There are parts of the
Oregon Trail and prairies where you can still see the wagon ruts…
I can’t imagine how these
people did this. It’s excruciatingly boring in a RV. And they probably didn’t
even have the corn to amuse them. How on earth did they not go insane in a
wagon? And the wagons are tiny. Really tiny. I had imagined them to be much
bigger. But if you sat people either side, say, on plank benches, you might
get 4 or 5 people on either side. Not very big. Along with this very
uncomfortable ride, they also had to contend with heat, cold, Native
Americans, wild animals… I wonder how many people went insane?
Anyway, we have a lot of fun
at the show. Almost a bit of old Vaudeville in there, which I love. The kids
are very talented and we get a good potted history of the West and the
Prairies without having to do an ‘interpretative exhibit’—nothing is called
a museum anymore… They dance, they sing, they tell awful but funny jokes.
They involve the audience. We have a great time! We also get talking to Mark
Irvin who owns over 20,000 records and who is a music man who contracts
copyright songs out to people. What an interesting job! Don’t people do cool
things?
So far on this trip—we
have met a balloon maker/stilt man, a Duck Master, and now a Music person!
Wow. And what interests me about these people is that you NEVER seem to meet
them in everyday life. But someone has to have the fun jobs and I always like
to meet the people who do.
Imagine being at a BBQ… “So,
what do you do for a job?”
“I’m a Duck Master.”
Blank look from the other
person and thinking that this guy was taking the Mickey. (This means in
Kiwi-speak—having someone on)
“Oh yes, and er, what does a
Duck Master do?”
Again, it’s the fun part of
life.

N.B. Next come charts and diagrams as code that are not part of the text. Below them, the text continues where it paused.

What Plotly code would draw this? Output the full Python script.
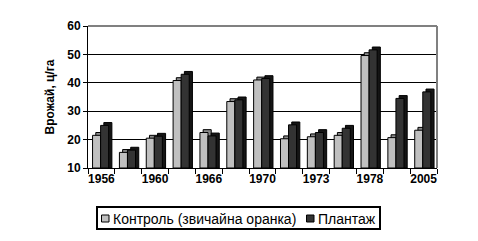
import plotly.graph_objects as go

labels = ["1956", "", "1960", "", "1966", "", "1970", "", "1973", "", "1978", "", "2005"]
control = [21.5, 15.5, 20.5, 40.8, 22.5, 33.4, 41.0, 20.3, 21.0, 21.5, 49.6, 20.7, 23.3]
plantazh = [25.0, 16.3, 21.2, 43.0, 21.3, 34.0, 41.5, 25.2, 22.5, 24.0, 51.6, 34.5, 36.8]
names = ["Контроль (звичайна оранка)", "Плантаж"]
colors_front = ["#C0C0C0", "#333333"]
colors_side = ["#8a8a8a", "#151515"]

x = list(range(len(labels)))
W = 0.3
DX = 0.12
DY = 1.0
font = "Liberation Sans, Arial, sans-serif"

WIDTH, HEIGHT = 478, 241
ML, MR, MT, MB = 88, 41, 26, 73
PW = WIDTH - ML - MR
PH = HEIGHT - MT - MB


def px(xp):
    return (xp - ML) / PW


def py(yp):
    return (HEIGHT - MB - yp) / PH


fig = go.Figure()


def add_series(vals, name, front, side, off):
    fig.add_trace(go.Bar(x=x, y=[v + DY - 10 for v in vals], base=10, width=W, offset=off + DX,
                         marker=dict(color=side, line=dict(color="black", width=1)),
                         showlegend=False, hoverinfo="skip"))
    fig.add_trace(go.Bar(x=x, y=[v - 10 for v in vals], base=10, width=W, offset=off, name=name,
                         marker=dict(color=front, line=dict(color="black", width=1)),
                         showlegend=False))


add_series(control, names[0], colors_front[0], colors_side[0], -0.33)
add_series(plantazh, names[1], colors_front[1], colors_side[1], -0.03)

annotations = []
shapes = [
    # legend frame
    dict(type="rect", xref="paper", yref="paper", x0=px(97), x1=px(380), y0=py(229), y1=py(207),
         line=dict(color="black", width=2)),
    # grey plot-area frame (top and right)
    dict(type="line", xref="paper", yref="paper", x0=1, x1=1, y0=0, y1=1,
         line=dict(color="#808080", width=2)),
    dict(type="line", xref="paper", yref="paper", x0=0, x1=1, y0=1, y1=1,
         line=dict(color="#808080", width=2)),
]
leg_items = [(101.5, 111.5), (306.5, 316.5)]
for (sx, tx), name, col in zip(leg_items, names, colors_front):
    shapes.append(dict(type="rect", xref="paper", yref="paper", x0=px(sx), x1=px(sx + 7.5),
                       y0=py(222), y1=py(215), line=dict(color="black", width=1), fillcolor=col))
    annotations.append(dict(text=name, xref="paper", yref="paper", x=px(tx), y=py(218.5),
                            xanchor="left", yanchor="middle", showarrow=False,
                            font=dict(size=14, family=font, color="black"), borderpad=0))

fig.update_layout(
    width=WIDTH, height=HEIGHT,
    margin=dict(l=ML, r=MR, t=MT, b=MB),
    paper_bgcolor="white", plot_bgcolor="white",
    barmode="overlay",
    font=dict(family=font, size=12, color="black"),
    showlegend=False,
    xaxis=dict(range=[-0.5, 12.5], tickmode="array", tickvals=[0, 2, 4, 6, 8, 10, 12],
               ticktext=[labels[i] for i in [0, 2, 4, 6, 8, 10, 12]],
               ticks="", showgrid=False, showline=True, linecolor="black", linewidth=1,
               tickfont=dict(size=12, family=font, weight="bold"),
               minor=dict(ticks="outside", tick0=-0.5, dtick=1, ticklen=5, tickcolor="black", showgrid=False),
               zeroline=False),
    yaxis=dict(range=[10, 60], tickvals=[10, 20, 30, 40, 50, 60], ticks="outside", ticklen=4,
               tickcolor="black", showgrid=True, gridcolor="black", gridwidth=1,
               showline=True, linecolor="black", linewidth=1, zeroline=False,
               tickfont=dict(size=12, family=font, weight="bold"),
               title=dict(text="Врожай, ц/га", font=dict(size=12, family=font, weight="bold"), standoff=10)),
    shapes=shapes,
    annotations=annotations,
)

fig.write_html("out.html")
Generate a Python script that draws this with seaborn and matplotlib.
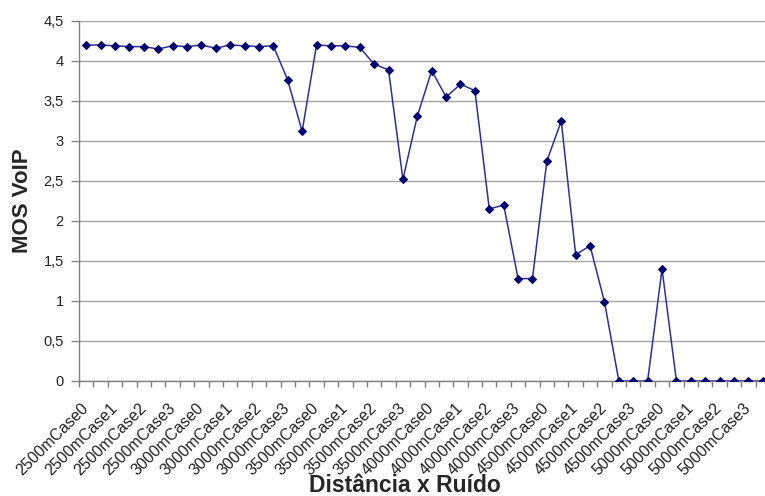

The part we are SUPPOSED to be living. The part I think I forgot to do
as we did our own personal Oregon Trail across the flatlands. I was on a
mission!!! I realize now that the best thing I can do, is STOP, kick back,
get back into the flow, and trust I am looked after—always. And to let go
of the reins…and to trust the dream will be at the other side of the trail.